Entre Nicolas et Alain, la fascination et l’exaspération sont réciproques. Le premier a un culot phénoménal, le second doute. Nicolas rêve de faire d’Alain son Premier ministre en 2017, mais Alain entend n’être le vassal de personne. Nicolas redoute la formidable machine intellectuelle d’Alain, qui est bluffé par l’énergie diabolique de Nicolas. Le premier est un homme d’argent, le second, un ascète. Ils se connaissent par coeur pour avoir combattu ensemble, en 1989, contre Charles Pasqua et Philippe Séguin sous la bannière de Jacques Chirac. Six ans plus tard, ils se sont trouvés dans des camps opposés, l’un pour Balladur, l’autre pour Chirac. Alain a fondé l’UMP en 2002 pour s’en servir comme d’une rampe de lancement, mais Nicolas lui en a chipé la présidence pour assurer sa propre élection en 2007.

Juppé-l’authentique reconnaît : "Nicolas a un bon bilan." Et Nicolas-le-séducteur lui répond en écho : "Ils sont tous nuls, il n’y en a que deux, toi et moi." Ce qui n’exclut naturellement pas les crocs-en-jambe. L’ancien Premier ministre fera tout pour contraindre l’ancien président à une primaire. Celui-ci laisse ses porte-flingues persifler : "Devient-on président à 71 ans ?" – l’âge qu’Alain Juppé aura en 2017. Ce serait la dernière chance pour celui-ci de concourir pour l’Élysée. Car le temps file, même si la crise a démodé le jeunisme. En vérité, tout dépendra des juges.


Lors du dîner annuel du Conseil représentatif des institutions juives de France (Crif),
en février 2011 à Paris. © Mousse-Orban-Pool/Sipa

Épées de Damoclès et chemin de croix

Pas moins de quatre "affaires" concernant Nicolas Sarkozy intéressent actuellement les juges d’instruction.

o Les sondages de l’Élysée. Les sondages à répétition commandés pour plusieurs millions d’euros par la présidence de la République à la société de Patrick Buisson, à l’époque conseiller en communication de Sarkozy, ont-ils été attribués sans appels d’offres et constituent-ils un détournement de fonds publics ?

o L’affaire Karachi. Ministre du budget et porte-parole d’Édouard Balladur en 1994, Sarkozy était-il informé de l’existence de rétrocommissions liées aux contrats d’armement naval avec le Pakistan ? Celles-ci sont soupçonnées d’avoir contribué au financement de la campagne présidentielle de l’ancien Premier ministre…

o L’affaire Tapie.

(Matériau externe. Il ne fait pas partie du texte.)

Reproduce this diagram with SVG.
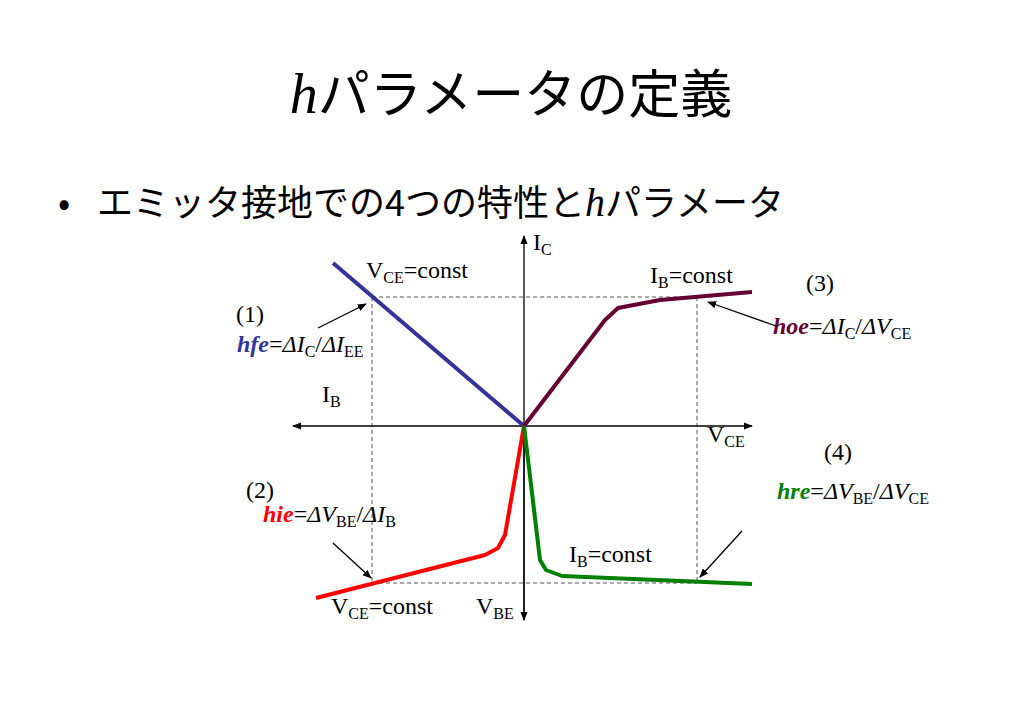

Sarko a-t-il manoeuvré pour mettre en place une procédure d’arbitrage avec le concours de Christine Lagarde, alors ministre des Finances, afin de faire condamner le Consortium de réalisation (CDR) du Crédit lyonnais à verser la somme de 404 millions d’euros à l’homme d’affaires Bernard Tapie ?

o L’affaire Kadhafi. Le dictateur libyen a-t-il financé la campagne présidentielle du candidat Sarkozy en 2007 ?

Maire de Bordeaux, député de Paris, président de l’UMP, plusieurs fois ministre, chef du gouvernement… Le parcours d’Alain Juppé est impressionnant. Il comporte pourtant plusieurs accidents.

1995 l’impopularité. Nommé par Chirac à Matignon, il projette de réformer le financement de la Sécurité sociale et de supprimer les régimes de retraite spéciaux. Les grèves paralysent la France, il est contraint de renoncer à une partie de ses projets et devient le Premier ministre le plus impopulaire de la Ve République.

1997 la dissolution ratée. Chirac dissout l’Assemblée pour maintenir Juppé à Matignon. La victoire annoncée n’est pas au rendez-vous : c’est le socialiste Lionel Jospin qui l’emporte.

2004 la condamnation. Jugé responsable de la mise à disposition du RPR de sept chargés de mission de la Ville de Paris, il est condamné à dix-huit mois de prison avec sursis et dix ans d’inéligibilité, peine ramenée en appel à un an d’inéligibilité. Il abandonne la mairie de Bordeaux et la direction de l’UMP. Meurtri, il s’exile un an au Québec.

2007 l’échec électoral. Réélu maire de Bordeaux en 2006, il est, l’année suivante, battu aux législatives par une socialiste. Les Bordelais n’ont pas apprécié son cumul potentiel de mandats, puisque Sarkozy l’a nommé numéro deux du gouvernement Fillon. Il démissionne de son poste de ministre de l’Écologie.